GIVEN INFORMATION |
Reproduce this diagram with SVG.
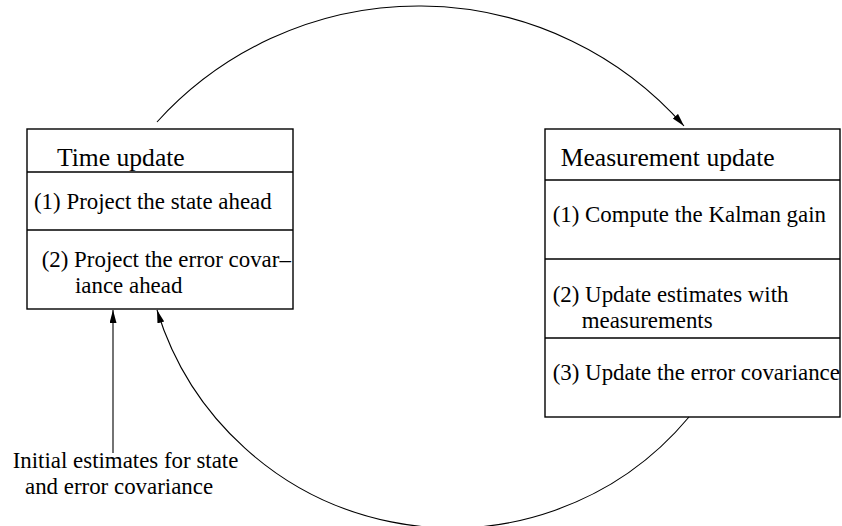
<svg xmlns="http://www.w3.org/2000/svg" width="842" height="526" viewBox="0 0 842 526">
<defs>
<style>
.box{fill:#fff;stroke:#000;stroke-width:1.4}
.div{stroke:#000;stroke-width:1.4}
.t{font-family:"Liberation Serif","Times New Roman",serif;font-size:22.9px;fill:#000}
.h{font-family:"Liberation Serif","Times New Roman",serif;font-size:25.6px;fill:#000}
.c{fill:none;stroke:#000;stroke-width:1.1}
</style>
<marker id="ah" markerUnits="userSpaceOnUse" markerWidth="14" markerHeight="8" refX="13" refY="3.5" orient="auto">
<path d="M0,0 L13,3.5 L0,7 z" fill="#000"/>
</marker>
</defs>
<rect width="842" height="526" fill="#fff"/>
<g id="time-update">
<rect class="box" x="27" y="129" width="266" height="180"/>
<line class="div" x1="27" y1="172" x2="293" y2="172"/>
<line class="div" x1="27" y1="230" x2="293" y2="230"/>
<text class="h" x="57" y="165.5">Time update</text>
<text class="t" x="34" y="209">(1) Project the state ahead</text>
<text class="t" x="41.7" y="266.5">(2) Project the error covar–</text>
<text class="t" x="75" y="293.3">iance ahead</text>
</g>
<g id="measurement-update">
<rect class="box" x="545" y="129" width="295" height="288"/>
<line class="div" x1="545" y1="180" x2="840" y2="180"/>
<line class="div" x1="545" y1="259" x2="840" y2="259"/>
<line class="div" x1="545" y1="338" x2="840" y2="338"/>
<text class="h" x="560.7" y="165.5">Measurement update</text>
<text class="t" x="552.7" y="221.7">(1) Compute the Kalman gain</text>
<text class="t" x="552.7" y="301.7">(2) Update estimates with</text>
<text class="t" x="581.7" y="328.3">measurements</text>
<text class="t" x="552.7" y="380">(3) Update the error covariance</text>
</g>
<g id="initial-estimates">
<text class="t" x="12.7" y="468.3">Initial estimates for state</text>
<text class="t" x="25" y="494">and error covariance</text>
</g>
<g id="connectors">
<path class="c" d="M157,122 A353.3,353.3 0 0 1 684,126" marker-end="url(#ah)"/>
<path class="c" d="M689,417 A308.6,308.6 0 0 1 157,310" marker-end="url(#ah)"/>
<line class="c" x1="113" y1="453" x2="113" y2="310" marker-end="url(#ah)"/>
</g>
</svg>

DIRECTIONS FOR THIS TASK | Print the whole listing above once more, word for word, without its pictures.

WORKED SOLUTION |
Reproduce this diagram with SVG.
<svg xmlns="http://www.w3.org/2000/svg" width="842" height="526" viewBox="0 0 842 526">
<defs>
<style>
.box{fill:#fff;stroke:#000;stroke-width:1.4}
.div{stroke:#000;stroke-width:1.4}
.t{font-family:"Liberation Serif","Times New Roman",serif;font-size:22.9px;fill:#000}
.h{font-family:"Liberation Serif","Times New Roman",serif;font-size:25.6px;fill:#000}
.c{fill:none;stroke:#000;stroke-width:1.1}
</style>
<marker id="ah" markerUnits="userSpaceOnUse" markerWidth="14" markerHeight="8" refX="13" refY="3.5" orient="auto">
<path d="M0,0 L13,3.5 L0,7 z" fill="#000"/>
</marker>
</defs>
<rect width="842" height="526" fill="#fff"/>
<g id="time-update">
<rect class="box" x="27" y="129" width="266" height="180"/>
<line class="div" x1="27" y1="172" x2="293" y2="172"/>
<line class="div" x1="27" y1="230" x2="293" y2="230"/>
<text class="h" x="57" y="165.5">Time update</text>
<text class="t" x="34" y="209">(1) Project the state ahead</text>
<text class="t" x="41.7" y="266.5">(2) Project the error covar–</text>
<text class="t" x="75" y="293.3">iance ahead</text>
</g>
<g id="measurement-update">
<rect class="box" x="545" y="129" width="295" height="288"/>
<line class="div" x1="545" y1="180" x2="840" y2="180"/>
<line class="div" x1="545" y1="259" x2="840" y2="259"/>
<line class="div" x1="545" y1="338" x2="840" y2="338"/>
<text class="h" x="560.7" y="165.5">Measurement update</text>
<text class="t" x="552.7" y="221.7">(1) Compute the Kalman gain</text>
<text class="t" x="552.7" y="301.7">(2) Update estimates with</text>
<text class="t" x="581.7" y="328.3">measurements</text>
<text class="t" x="552.7" y="380">(3) Update the error covariance</text>
</g>
<g id="initial-estimates">
<text class="t" x="12.7" y="468.3">Initial estimates for state</text>
<text class="t" x="25" y="494">and error covariance</text>
</g>
<g id="connectors">
<path class="c" d="M157,122 A353.3,353.3 0 0 1 684,126" marker-end="url(#ah)"/>
<path class="c" d="M689,417 A308.6,308.6 0 0 1 157,310" marker-end="url(#ah)"/>
<line class="c" x1="113" y1="453" x2="113" y2="310" marker-end="url(#ah)"/>
</g>
</svg>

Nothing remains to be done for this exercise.